Первые ростки таких идей (например, в виде представлений о felicitas — особой «везучести», «счастливости» какого-либо полководца, оберегаемого самой Фортуной) появляются в Риме задолго до начала гражданских войн, однако как постоянное явление римской жизни «харизматические полководцы» выступают со времен Мария и Суллы.

Именно Марию — первому из римлян — было дано прозвище «Новый Дионис», которое прежде носили многие эллинистические цари. После победы над кимврами его стали называть третьим (очевидно, после Ромула и Камилла) основателем города, связывая с ним образ «нового Ромула». Сам Марий, уверенный в покровительстве богов, постоянно обращался к оракулам и даже возил с собой «походную прорицательницу» — сирийку, изгнанную сенатом из Рима за предсказания будущего сенаторам. Взяв жену из рода Юлиев, возводивших свое происхождение к Венере, он использовал и это обстоятельство (во всяком случае, известно, что его сына называли сыном Венеры). В целом же судьба Мария убеждала, по словам Саллюстия, и союзников, и врагов, что либо ему дан божественный разум, либо он во всем следует воле богов.

Еще смелее и последовательнее действовал в этом направлении Сулла. Весьма характерен следующий эпизод: во время Союзнической войны из земли вырвалось пламя и столпом уперлось в небо — по мнению предсказателей, это означало, что доблестный муж с прекрасной и необычной внешностью придет к власти и прекратит раздоры в государстве. Сулла без колебаний отнес знамение на свой счет.

Вера в свою «везучесть» дошла до того, что с конца 82 года до н. э. Сулла официально стал носить в Риме прозвище «Счастливый» (Felix), а на греческом Востоке называться «Любимцем Афродиты». По свидетельству Аппиана, Дельфийский оракул предсказал ему, что Афродита, давшая великую силу роду Энея, приведет его к власти. Эта богиня — прародительница римлян, как показывают источники, не считалась единственной покровительницей Суллы. В подобной же роли выступали, например, Аполлон, Диана, какая-то каппадокийская богиня, — словом, многие божества участвовали в обеспечении его «счастья».

Роль Афродиты интересна тем, что в ее почитании Суллой, судя по всему, преобладали не римские, а переднеазиатские мотивы, связанные с утопическими мечтаниями о счастливой «солнечной» эпохе. Очень важное подтверждение этому дают монеты 82 года до н. э., на аверсе которых изображена голова Венеры, а на реверсе — в подражание египетским образцам — два рога изобилия, символизирующие наступление благоденствия.
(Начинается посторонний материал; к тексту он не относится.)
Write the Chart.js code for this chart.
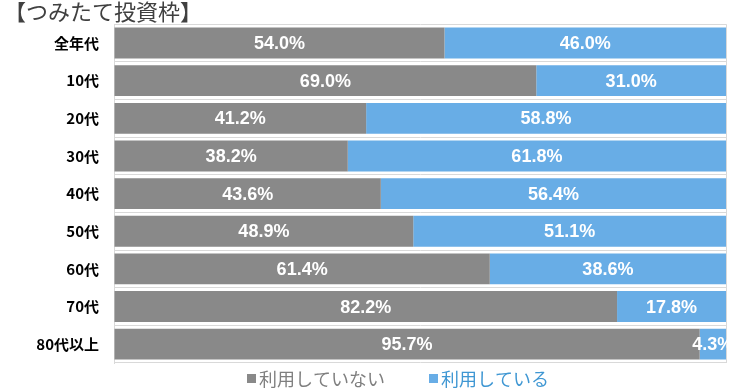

Заслуживает внимания и то, что Сулла, носивший также прозвище «Благополучный» (Faustus), дал родившимся у него в 86 году до н. э. близнецам — мальчику и девочке — подобные же прозвища, назвав их Faustus и Fausta. Сами эти имена должны были символизировать перешедшую к детям от отца «благодать» Именно в честь такого «благодатного счастья» — Fausta Felicitas — впоследствии собирался построить храм Юлий Цезарь, а во времена ранней Империи этот культ стал отправляться вместе с культом Венеры Победительницы.

Однако вполне возможно, что данный факт имеет и более глубокий смысл. Дело в том, что римляне, как и многие другие народы, придавали рождению близнецов сакральное значение, рассматривая их и их родителей (одним из которых иногда считалось божество) как носителей сверхъестественной плодородной силы. Древнейшие индоевропейские традиции почитания близнецов нашли наиболее яркое проявление в Риме через поклонение основателям города Ромулу и Рему, отцом которых, по разным версиям, считались Марс, Эней или дух домашнего очага Лар. Немаловажно и то, что имя пастуха, нашедшего, по легенде, Ромула и Рема на берегу Тибра, было Фаустул: это также является косвенным свидетельством, что Фауст и Фауста должны были ассоциироваться не только с благоденствием, но и с божественными близнецами — основателями Рима.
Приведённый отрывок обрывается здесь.